As a hub of artistic activity, the Café du Dôme was a common subject among painters, photographers, and even writers. André Kertész’s 1925 gelatin silver print titled “Le Café du Dôme” captures the epitome of the stereotypical scene of a Montparnasse café. A homogenous clientele of well dressed Parisians fill up the outdoor tables of the Café du Dôme. They appear to be unaware of the camera, engrossed in conversation or captivated by the newspaper. It is a sophisticated scene, of people with intellectual sensibility. Kertész emigrated to Paris earlier that year in 1925 from Hungry, and probably wanted to capture the Montparnasse café aesthetic as an expatriate. Eugene Atget’s photograph of Café du Dôme is in striking contrast to Kertész’s photograph of the same café, in a state of complete emptiness. Both photos were taken in 1925 around the same time of the year, yet Atget’s photograph depicts a very different scene. At the height of the Café du Dôme’s popularity among the artists, Atget chose to capture the café in a moment of abandonment. There almost appears to be a sort of haze that develops in the background of the photo, adding a mystical quality to the image.
In Paris on Parade, published in 1924, Robert Forrest Wilson presents a guidebook to Paris and devotes a chapter to the newly extended Latin Quarter, reaching to Montparnasse:
"The new Latin Quarter is completely centralized around one spot—the corner of the Boulevards Raspail and Montparnasse.

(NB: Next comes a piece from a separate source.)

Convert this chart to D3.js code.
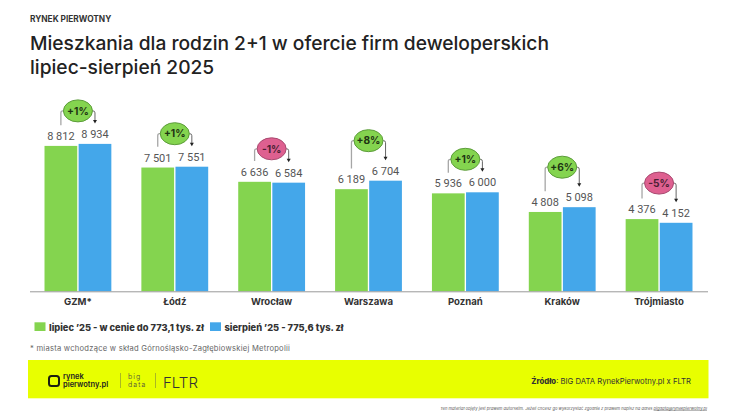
<!DOCTYPE html>
<html>
<head>
<meta charset="utf-8">
<script src="https://cdn.jsdelivr.net/npm/d3@7"></script>
<style>
  html, body { margin: 0; padding: 0; background: #fff; }
  svg { display: block; }
  text { font-family: Inter, "Open Sans", sans-serif; }
</style>
</head>
<body>
<svg id="chart"></svg>
<script>
var width = 737,
    height = 416;

var categories = ["GZM*", "Łódź", "Wrocław", "Warszawa", "Poznań", "Kraków", "Trójmiasto"];
var lipiec = [8812, 7501, 6636, 6189, 5936, 4808, 4376];
var sierpien = [8934, 7551, 6584, 6704, 6000, 5098, 4152];
var zmiana = [1, 1, -1, 8, 1, 6, -5];
var seriesNames = ["lipiec ’25 - w cenie do 773,1 tys. zł", "sierpień ’25 - 775,6 tys. zł"];

var green = "#84d44f",
    blue = "#44a7ea",
    pink = "#de6090",
    yellow = "#e8ff00";

var baseline = 291.3;

var svg = d3.select("#chart")
    .attr("width", width)
    .attr("height", height);

// header
svg.append("text").attr("x", 30).attr("y", 22)
  .style("font-size", "8.3px").style("font-weight", 700).attr("fill", "#333")
  .text("RYNEK PIERWOTNY");
svg.append("text").attr("x", 30).attr("y", 50)
  .style("font-size", "19.2px").style("font-weight", 500).attr("fill", "#222")
  .text("Mieszkania dla rodzin 2+1 w ofercie firm deweloperskich");
svg.append("text").attr("x", 30).attr("y", 74)
  .style("font-size", "19.2px").style("font-weight", 500).attr("fill", "#222")
  .text("lipiec-sierpień 2025");

// scales
var x = d3.scaleBand()
  .domain(categories)
  .range([29.5, 707.5])
  .paddingInner(0.31)
  .paddingOuter(0.155);

var xSub = d3.scaleBand()
  .domain([0, 1])
  .range([0, x.bandwidth()])
  .paddingInner(0.04);

var y = d3.scaleLinear()
  .domain([0, 10000])
  .range([baseline, baseline - 165]);

// bubbles sit higher over the larger changes
var lift = d3.scaleThreshold()
  .domain([5, 6])
  .range([33, 36, 40]);

var fmt = function(v) { return d3.format(",")(v).replace(",", " "); };

// bars
var groups = svg.selectAll("g.group")
  .data(categories)
  .join("g")
    .attr("class", "group")
    .attr("transform", function(d) { return "translate(" + x(d) + ",0)"; });

[lipiec, sierpien].forEach(function(values, s) {
  var color = s === 0 ? green : blue;
  groups.append("rect")
    .attr("x", xSub(s))
    .attr("width", xSub.bandwidth())
    .attr("y", function(d, i) { return y(values[i]); })
    .attr("height", function(d, i) { return baseline - y(values[i]); })
    .attr("fill", color);
  groups.append("text")
    .attr("x", xSub(s) + xSub.bandwidth() / 2)
    .attr("y", function(d, i) { return y(values[i]) - 6; })
    .attr("text-anchor", "middle")
    .style("font-family", "Roboto, sans-serif")
    .style("font-size", "11px")
    .attr("fill", "#555")
    .text(function(d, i) { return fmt(values[i]); });
});

// brackets with arrows and change bubbles
var cxLeft = xSub(0) + xSub.bandwidth() / 2,
    cxRight = xSub(1) + xSub.bandwidth() / 2,
    cxMid = x.bandwidth() / 2;

function bubbleY(i) {
  return y(Math.max(lipiec[i], sierpien[i])) - lift(Math.abs(zmiana[i]));
}

groups.append("path")
  .attr("fill", "none")
  .attr("stroke", "#a6a6a6")
  .attr("stroke-width", 1.3)
  .attr("d", function(d, i) {
    return "M" + cxLeft + "," + (y(lipiec[i]) - 20.7) +
      "V" + (bubbleY(i) + 2) + "Q" + cxLeft + "," + bubbleY(i) + " " + (cxLeft + 2) + "," + bubbleY(i) +
      "H" + cxMid;
  });

groups.append("path")
  .attr("fill", "none")
  .attr("stroke", "#666")
  .attr("stroke-width", 1)
  .attr("d", function(d, i) {
    return "M" + cxMid + "," + bubbleY(i) + "H" + (cxRight - 2) +
      "Q" + cxRight + "," + bubbleY(i) + " " + cxRight + "," + (bubbleY(i) + 2) +
      "V" + (y(sierpien[i]) - 23);
  });

groups.append("path")
  .attr("fill", "#222")
  .attr("d", function(d, i) {
    var tip = y(sierpien[i]) - 20.5;
    return "M" + cxRight + "," + tip +
      "l-2,-3.5h4z";
  });

groups.append("ellipse")
  .attr("cx", cxMid)
  .attr("cy", function(d, i) { return bubbleY(i); })
  .attr("rx", 14.5)
  .attr("ry", 11)
  .attr("fill", function(d, i) { return zmiana[i] < 0 ? pink : green; })
  .attr("stroke", function(d, i) { return zmiana[i] < 0 ? "#a84a70" : "#5c9c3a"; })
  .attr("stroke-width", 1);

groups.append("text")
  .attr("x", cxMid)
  .attr("y", function(d, i) { return bubbleY(i) + 3.7; })
  .attr("text-anchor", "middle")
  .style("font-size", "10.2px")
  .style("font-weight", 700)
  .attr("fill", function(d, i) { return zmiana[i] < 0 ? "#4a1f33" : "#1e3312"; })
  .text(function(d, i) { return (zmiana[i] > 0 ? "+" : "-") + Math.abs(zmiana[i]) + "%"; });

// x axis
var xAxis = svg.append("g")
  .attr("transform", "translate(0," + baseline + ")")
  .call(d3.axisBottom(x).tickSize(0).tickPadding(7));
xAxis.select(".domain").attr("stroke", "#999").attr("stroke-width", 1);
xAxis.selectAll("text")
  .attr("fill", "#333")
  .style("font-family", "Inter, sans-serif")
  .style("font-size", "9.6px")
  .style("font-weight", 700);

// legend
var legendX = [34.5, 210];
seriesNames.forEach(function(name, s) {
  svg.append("rect")
    .attr("x", legendX[s]).attr("y", 322.3)
    .attr("width", 11).attr("height", 8.7)
    .attr("fill", s === 0 ? green : blue);
  svg.append("text")
    .attr("x", legendX[s] + 14.5).attr("y", 330.5)
    .style("font-size", "9.3px").style("font-weight", 800).attr("fill", "#333")
    .text(name);
});

// footnote
svg.append("text").attr("x", 30).attr("y", 350.7)
  .style("font-size", "7.6px").style("letter-spacing", "0.25px").attr("fill", "#666")
  .text("* miasta wchodzące w skład Górnośląsko-Zagłębiowskiej Metropolii");

// bottom band
svg.append("rect")
  .attr("x", 28).attr("y", 360)
  .attr("width", 680.5).attr("height", 38.3)
  .attr("fill", yellow);

// logo
svg.append("rect")
  .attr("x", 49).attr("y", 376)
  .attr("width", 10).attr("height", 10).attr("rx", 2.5)
  .attr("fill", "none").attr("stroke", "#1c1f10").attr("stroke-width", 2);
var logoText = svg.append("text")
  .style("font-size", "7.5px").style("font-weight", 600).attr("fill", "#222");
logoText.append("tspan").attr("x", 63).attr("y", 379).text("rynek");
logoText.append("tspan").attr("x", 63).attr("y", 386.6).text("pierwotny.pl");
svg.append("line")
  .attr("x1", 120.5).attr("x2", 120.5).attr("y1", 373).attr("y2", 388)
  .attr("stroke", "#8f9a30").attr("stroke-width", 0.7);
var bigData = svg.append("text")
  .style("font-size", "7px").style("letter-spacing", "1.1px").style("font-weight", 300).attr("fill", "#444");
bigData.append("tspan").attr("x", 128).attr("y", 378.6).text("big");
bigData.append("tspan").attr("x", 128).attr("y", 386.7).text("data");
svg.append("line")
  .attr("x1", 155.5).attr("x2", 155.5).attr("y1", 373).attr("y2", 388)
  .attr("stroke", "#8f9a30").attr("stroke-width", 0.7);
svg.append("text").attr("x", 163).attr("y", 388)
  .style("font-size", "15px").style("font-weight", 300).attr("fill", "#333").text("FLTR");

// source
var source = svg.append("text")
  .attr("x", 691).attr("y", 384)
  .attr("text-anchor", "end")
  .style("font-size", "7.7px").attr("fill", "#333");
source.append("tspan").style("font-weight", 800).text("Źródło");
source.append("tspan").text(": BIG DATA RynekPierwotny.pl x FLTR");

// small print
var small = svg.append("text")
  .attr("x", 707).attr("y", 409.5)
  .attr("text-anchor", "end")
  .style("font-size", "4.1px").style("font-style", "italic").attr("fill", "#555");
small.append("tspan").text("Ten materiał objęty jest prawem autorskim. Jeżeli chcesz go wykorzystać zgodnie z prawem napisz na adres ");
small.append("tspan").attr("text-decoration", "underline").text("bigdata@rynekpierwotny.pl");
</script>
</body>
</html>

Here stand the Café́ du Dôme and the Café́ de la Rotonde; and you can no more know the present Latin Quarter without knowing these two café́s than you can know an Ohio county-seat without knowing its public square and court-house. They are half its life."
The Café du Dôme was a place of interaction between creative types, it was the starting point for collaboration, and the meeting place for intellectual debate.